• **Work required**: Without the pictures, can you quote each line below exactly?
○ ○ ○ ○
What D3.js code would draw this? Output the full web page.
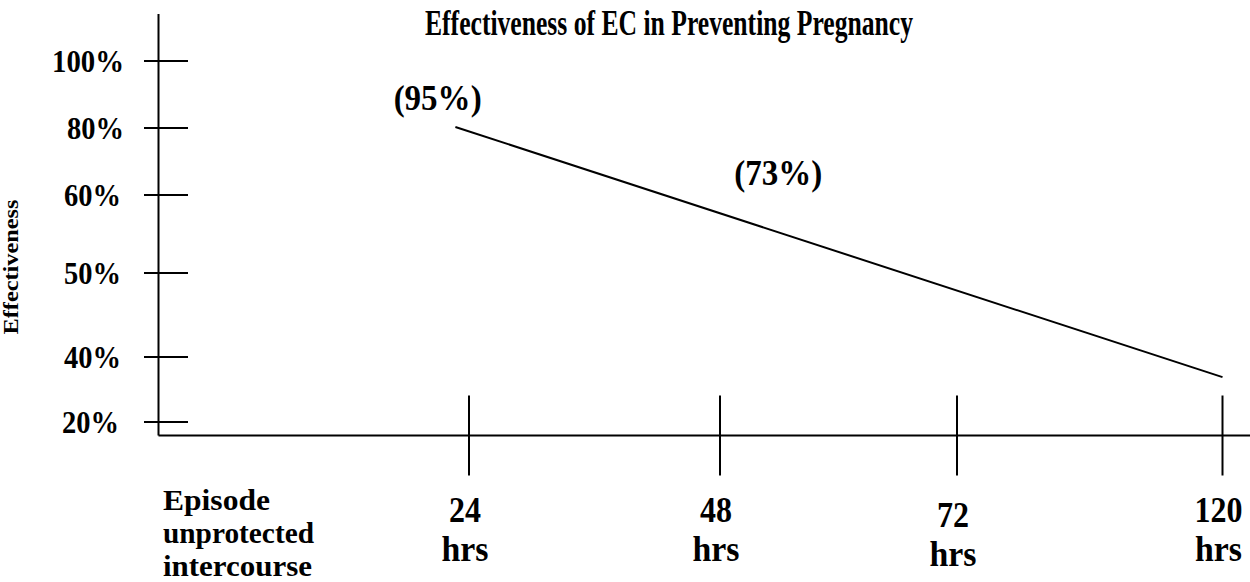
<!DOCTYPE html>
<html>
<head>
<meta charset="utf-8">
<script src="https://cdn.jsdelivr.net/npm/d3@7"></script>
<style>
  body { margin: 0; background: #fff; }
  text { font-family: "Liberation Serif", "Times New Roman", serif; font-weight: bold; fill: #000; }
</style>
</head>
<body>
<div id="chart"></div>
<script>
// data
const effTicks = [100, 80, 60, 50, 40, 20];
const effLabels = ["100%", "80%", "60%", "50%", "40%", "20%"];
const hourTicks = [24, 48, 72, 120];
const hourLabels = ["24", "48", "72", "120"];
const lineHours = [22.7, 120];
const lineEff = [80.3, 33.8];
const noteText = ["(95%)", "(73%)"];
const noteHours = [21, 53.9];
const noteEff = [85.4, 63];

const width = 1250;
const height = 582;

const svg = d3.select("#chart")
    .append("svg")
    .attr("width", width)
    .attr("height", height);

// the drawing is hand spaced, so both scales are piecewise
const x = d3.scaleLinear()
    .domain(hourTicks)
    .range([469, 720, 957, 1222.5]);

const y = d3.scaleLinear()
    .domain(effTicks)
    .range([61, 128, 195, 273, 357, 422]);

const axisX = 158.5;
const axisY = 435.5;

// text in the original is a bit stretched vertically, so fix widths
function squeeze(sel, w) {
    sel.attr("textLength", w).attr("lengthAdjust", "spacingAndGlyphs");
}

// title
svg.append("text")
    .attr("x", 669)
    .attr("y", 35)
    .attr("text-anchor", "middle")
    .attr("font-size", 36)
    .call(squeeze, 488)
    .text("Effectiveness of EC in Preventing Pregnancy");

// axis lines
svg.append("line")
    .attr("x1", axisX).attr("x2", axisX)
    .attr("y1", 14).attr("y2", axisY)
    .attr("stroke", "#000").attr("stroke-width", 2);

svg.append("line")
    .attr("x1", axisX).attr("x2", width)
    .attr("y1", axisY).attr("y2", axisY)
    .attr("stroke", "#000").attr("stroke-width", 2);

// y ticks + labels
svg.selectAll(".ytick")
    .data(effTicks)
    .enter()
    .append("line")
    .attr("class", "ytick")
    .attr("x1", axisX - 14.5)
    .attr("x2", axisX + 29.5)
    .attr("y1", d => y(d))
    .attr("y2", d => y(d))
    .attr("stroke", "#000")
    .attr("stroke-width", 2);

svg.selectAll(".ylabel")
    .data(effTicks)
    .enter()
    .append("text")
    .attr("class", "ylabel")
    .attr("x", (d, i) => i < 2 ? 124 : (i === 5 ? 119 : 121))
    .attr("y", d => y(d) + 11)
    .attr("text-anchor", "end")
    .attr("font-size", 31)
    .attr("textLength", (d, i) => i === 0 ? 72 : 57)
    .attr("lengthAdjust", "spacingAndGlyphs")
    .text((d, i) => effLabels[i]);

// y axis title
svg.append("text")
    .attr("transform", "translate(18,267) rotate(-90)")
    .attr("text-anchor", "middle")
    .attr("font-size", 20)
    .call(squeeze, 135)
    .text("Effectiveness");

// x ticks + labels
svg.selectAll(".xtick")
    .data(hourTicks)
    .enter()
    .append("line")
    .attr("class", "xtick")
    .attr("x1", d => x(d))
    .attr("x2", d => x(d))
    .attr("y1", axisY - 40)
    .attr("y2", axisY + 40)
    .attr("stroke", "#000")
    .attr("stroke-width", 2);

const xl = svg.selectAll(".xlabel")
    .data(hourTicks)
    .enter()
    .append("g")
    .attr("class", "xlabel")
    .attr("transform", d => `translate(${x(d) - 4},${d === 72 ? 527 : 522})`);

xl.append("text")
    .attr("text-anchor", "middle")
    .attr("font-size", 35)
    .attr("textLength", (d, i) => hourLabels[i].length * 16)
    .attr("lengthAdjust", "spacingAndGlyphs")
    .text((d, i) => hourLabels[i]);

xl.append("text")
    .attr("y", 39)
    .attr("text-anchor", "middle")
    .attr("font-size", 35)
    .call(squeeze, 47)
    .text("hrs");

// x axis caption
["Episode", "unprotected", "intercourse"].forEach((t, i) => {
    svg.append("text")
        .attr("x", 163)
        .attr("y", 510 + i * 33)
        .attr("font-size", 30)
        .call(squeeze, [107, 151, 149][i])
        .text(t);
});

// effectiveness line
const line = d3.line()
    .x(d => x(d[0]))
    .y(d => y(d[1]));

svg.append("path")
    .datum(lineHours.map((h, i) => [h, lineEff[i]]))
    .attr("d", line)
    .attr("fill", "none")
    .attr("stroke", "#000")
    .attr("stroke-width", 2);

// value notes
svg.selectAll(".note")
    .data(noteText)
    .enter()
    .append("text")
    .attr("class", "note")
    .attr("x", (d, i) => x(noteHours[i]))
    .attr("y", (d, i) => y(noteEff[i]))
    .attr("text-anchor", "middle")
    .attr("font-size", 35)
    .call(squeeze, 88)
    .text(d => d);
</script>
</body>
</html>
○ ○ ○ ○
• **Response to this exercise**:
What D3.js code would draw this? Output the full web page.
<!DOCTYPE html>
<html>
<head>
<meta charset="utf-8">
<script src="https://cdn.jsdelivr.net/npm/d3@7"></script>
<style>
  body { margin: 0; background: #fff; }
  text { font-family: "Liberation Serif", "Times New Roman", serif; font-weight: bold; fill: #000; }
</style>
</head>
<body>
<div id="chart"></div>
<script>
// data
const effTicks = [100, 80, 60, 50, 40, 20];
const effLabels = ["100%", "80%", "60%", "50%", "40%", "20%"];
const hourTicks = [24, 48, 72, 120];
const hourLabels = ["24", "48", "72", "120"];
const lineHours = [22.7, 120];
const lineEff = [80.3, 33.8];
const noteText = ["(95%)", "(73%)"];
const noteHours = [21, 53.9];
const noteEff = [85.4, 63];

const width = 1250;
const height = 582;

const svg = d3.select("#chart")
    .append("svg")
    .attr("width", width)
    .attr("height", height);

// the drawing is hand spaced, so both scales are piecewise
const x = d3.scaleLinear()
    .domain(hourTicks)
    .range([469, 720, 957, 1222.5]);

const y = d3.scaleLinear()
    .domain(effTicks)
    .range([61, 128, 195, 273, 357, 422]);

const axisX = 158.5;
const axisY = 435.5;

// text in the original is a bit stretched vertically, so fix widths
function squeeze(sel, w) {
    sel.attr("textLength", w).attr("lengthAdjust", "spacingAndGlyphs");
}

// title
svg.append("text")
    .attr("x", 669)
    .attr("y", 35)
    .attr("text-anchor", "middle")
    .attr("font-size", 36)
    .call(squeeze, 488)
    .text("Effectiveness of EC in Preventing Pregnancy");

// axis lines
svg.append("line")
    .attr("x1", axisX).attr("x2", axisX)
    .attr("y1", 14).attr("y2", axisY)
    .attr("stroke", "#000").attr("stroke-width", 2);

svg.append("line")
    .attr("x1", axisX).attr("x2", width)
    .attr("y1", axisY).attr("y2", axisY)
    .attr("stroke", "#000").attr("stroke-width", 2);

// y ticks + labels
svg.selectAll(".ytick")
    .data(effTicks)
    .enter()
    .append("line")
    .attr("class", "ytick")
    .attr("x1", axisX - 14.5)
    .attr("x2", axisX + 29.5)
    .attr("y1", d => y(d))
    .attr("y2", d => y(d))
    .attr("stroke", "#000")
    .attr("stroke-width", 2);

svg.selectAll(".ylabel")
    .data(effTicks)
    .enter()
    .append("text")
    .attr("class", "ylabel")
    .attr("x", (d, i) => i < 2 ? 124 : (i === 5 ? 119 : 121))
    .attr("y", d => y(d) + 11)
    .attr("text-anchor", "end")
    .attr("font-size", 31)
    .attr("textLength", (d, i) => i === 0 ? 72 : 57)
    .attr("lengthAdjust", "spacingAndGlyphs")
    .text((d, i) => effLabels[i]);

// y axis title
svg.append("text")
    .attr("transform", "translate(18,267) rotate(-90)")
    .attr("text-anchor", "middle")
    .attr("font-size", 20)
    .call(squeeze, 135)
    .text("Effectiveness");

// x ticks + labels
svg.selectAll(".xtick")
    .data(hourTicks)
    .enter()
    .append("line")
    .attr("class", "xtick")
    .attr("x1", d => x(d))
    .attr("x2", d => x(d))
    .attr("y1", axisY - 40)
    .attr("y2", axisY + 40)
    .attr("stroke", "#000")
    .attr("stroke-width", 2);

const xl = svg.selectAll(".xlabel")
    .data(hourTicks)
    .enter()
    .append("g")
    .attr("class", "xlabel")
    .attr("transform", d => `translate(${x(d) - 4},${d === 72 ? 527 : 522})`);

xl.append("text")
    .attr("text-anchor", "middle")
    .attr("font-size", 35)
    .attr("textLength", (d, i) => hourLabels[i].length * 16)
    .attr("lengthAdjust", "spacingAndGlyphs")
    .text((d, i) => hourLabels[i]);

xl.append("text")
    .attr("y", 39)
    .attr("text-anchor", "middle")
    .attr("font-size", 35)
    .call(squeeze, 47)
    .text("hrs");

// x axis caption
["Episode", "unprotected", "intercourse"].forEach((t, i) => {
    svg.append("text")
        .attr("x", 163)
        .attr("y", 510 + i * 33)
        .attr("font-size", 30)
        .call(squeeze, [107, 151, 149][i])
        .text(t);
});

// effectiveness line
const line = d3.line()
    .x(d => x(d[0]))
    .y(d => y(d[1]));

svg.append("path")
    .datum(lineHours.map((h, i) => [h, lineEff[i]]))
    .attr("d", line)
    .attr("fill", "none")
    .attr("stroke", "#000")
    .attr("stroke-width", 2);

// value notes
svg.selectAll(".note")
    .data(noteText)
    .enter()
    .append("text")
    .attr("class", "note")
    .attr("x", (d, i) => x(noteHours[i]))
    .attr("y", (d, i) => y(noteEff[i]))
    .attr("text-anchor", "middle")
    .attr("font-size", 35)
    .call(squeeze, 88)
    .text(d => d);
</script>
</body>
</html>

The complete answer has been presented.